[THE PROBLEM]:
Copy each line below exactly and leave the pictures out.

[GIVEN MATERIAL]:
◇ ◇ ◇

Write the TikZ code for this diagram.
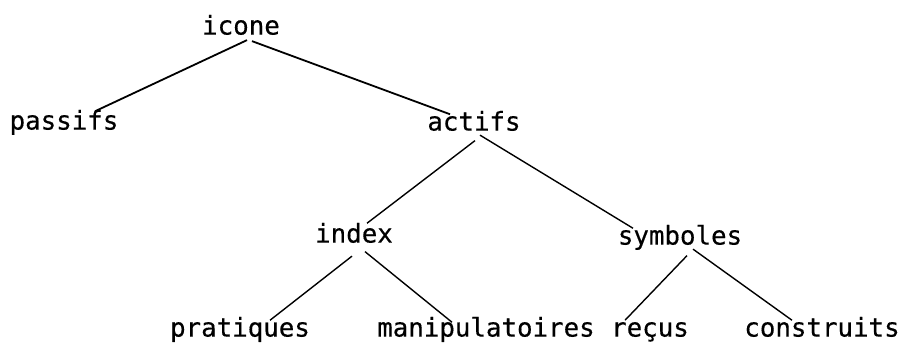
\documentclass[tikz,border=0pt]{standalone}
\usepackage{fontspec}
\setmonofont[FakeBold=0.4]{DejaVu Sans Mono}
\usepackage{tikz}
\usetikzlibrary{positioning}
\tikzset{%
        on grid,
        node distance=50pt
}
\tikzstyle{every node}=[
    font = \ttfamily\fontsize{12.9}{15}\selectfont,
    inner sep = 1pt,
    text height = 1.5ex,
    text depth = .25ex
]
\tikzstyle{branch}=[
    draw = black,
    line width = 0.9pt
]
\tikzstyle{twig}=[
    draw = black,
    line width = 0.7pt
]

\begin{document}
\begin{tikzpicture}
        \useasboundingbox (0,0) rectangle (454.5pt,-173pt);
        \node (icone) at (120.5pt,-14.6pt) {icone};
        \node (passifs) [below left = 47.5pt and 88.5pt of icone] {passifs};
        \node (actifs) [below right = 48pt and 116.5pt of icone] {actifs};
        \node (index) [below left = 56pt and 60pt of actifs] {index};
        \node (symboles) [below right = 57pt and 103pt of actifs] {symboles};
        \node (pratiques) [below left = 47pt and 57pt of index] {pratiques};
        \node (manipulatoires) [below right = 47pt and 66pt of index] {manipulatoires};
        \node (recus) [below left = 46pt and 15pt of symboles] {reçus};
        \node (construits) [below right = 46pt and 71pt of symboles] {construits};
        \path
        ([xshift=3pt,yshift=-0.5pt]icone.south) edge[branch] ([xshift=15.5pt,yshift=1.5pt]passifs.north)
        ([xshift=5.5pt,yshift=-1pt]icone.south) edge[branch] ([xshift=-12pt,yshift=0.5pt]actifs.north)
        ([xshift=0.5pt,yshift=-2.75pt]actifs.south) edge[twig] ([xshift=6.5pt,yshift=2pt]index.north)
        ([xshift=3pt]actifs.south) edge[twig] ([xshift=-23.5pt,yshift=0.5pt]symboles.north)
        ([xshift=-1pt,yshift=-4.5pt]index.south) edge[twig] ([xshift=15pt,yshift=0.5pt]pratiques.north)
        ([xshift=5.5pt,yshift=-2.25pt]index.south) edge[twig] ([xshift=-17pt,yshift=-0.5pt]manipulatoires.north)
        ([xshift=3.5pt,yshift=-3.25pt]symboles.south) edge[twig] ([xshift=-12.5pt,yshift=0.5pt]recus.north)
        ([xshift=6.5pt]symboles.south) edge[twig] ([xshift=-15pt,yshift=0.5pt]construits.north)
        ;
\end{tikzpicture}
\end{document}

◇ ◇ ◇

[SOLUTION FOR THIS TASK]:
Write the TikZ code for this diagram.
\documentclass[tikz,border=0pt]{standalone}
\usepackage{fontspec}
\setmonofont[FakeBold=0.4]{DejaVu Sans Mono}
\usepackage{tikz}
\usetikzlibrary{positioning}
\tikzset{%
        on grid,
        node distance=50pt
}
\tikzstyle{every node}=[
    font = \ttfamily\fontsize{12.9}{15}\selectfont,
    inner sep = 1pt,
    text height = 1.5ex,
    text depth = .25ex
]
\tikzstyle{branch}=[
    draw = black,
    line width = 0.9pt
]
\tikzstyle{twig}=[
    draw = black,
    line width = 0.7pt
]

\begin{document}
\begin{tikzpicture}
        \useasboundingbox (0,0) rectangle (454.5pt,-173pt);
        \node (icone) at (120.5pt,-14.6pt) {icone};
        \node (passifs) [below left = 47.5pt and 88.5pt of icone] {passifs};
        \node (actifs) [below right = 48pt and 116.5pt of icone] {actifs};
        \node (index) [below left = 56pt and 60pt of actifs] {index};
        \node (symboles) [below right = 57pt and 103pt of actifs] {symboles};
        \node (pratiques) [below left = 47pt and 57pt of index] {pratiques};
        \node (manipulatoires) [below right = 47pt and 66pt of index] {manipulatoires};
        \node (recus) [below left = 46pt and 15pt of symboles] {reçus};
        \node (construits) [below right = 46pt and 71pt of symboles] {construits};
        \path
        ([xshift=3pt,yshift=-0.5pt]icone.south) edge[branch] ([xshift=15.5pt,yshift=1.5pt]passifs.north)
        ([xshift=5.5pt,yshift=-1pt]icone.south) edge[branch] ([xshift=-12pt,yshift=0.5pt]actifs.north)
        ([xshift=0.5pt,yshift=-2.75pt]actifs.south) edge[twig] ([xshift=6.5pt,yshift=2pt]index.north)
        ([xshift=3pt]actifs.south) edge[twig] ([xshift=-23.5pt,yshift=0.5pt]symboles.north)
        ([xshift=-1pt,yshift=-4.5pt]index.south) edge[twig] ([xshift=15pt,yshift=0.5pt]pratiques.north)
        ([xshift=5.5pt,yshift=-2.25pt]index.south) edge[twig] ([xshift=-17pt,yshift=-0.5pt]manipulatoires.north)
        ([xshift=3.5pt,yshift=-3.25pt]symboles.south) edge[twig] ([xshift=-12.5pt,yshift=0.5pt]recus.north)
        ([xshift=6.5pt]symboles.south) edge[twig] ([xshift=-15pt,yshift=0.5pt]construits.north)
        ;
\end{tikzpicture}
\end{document}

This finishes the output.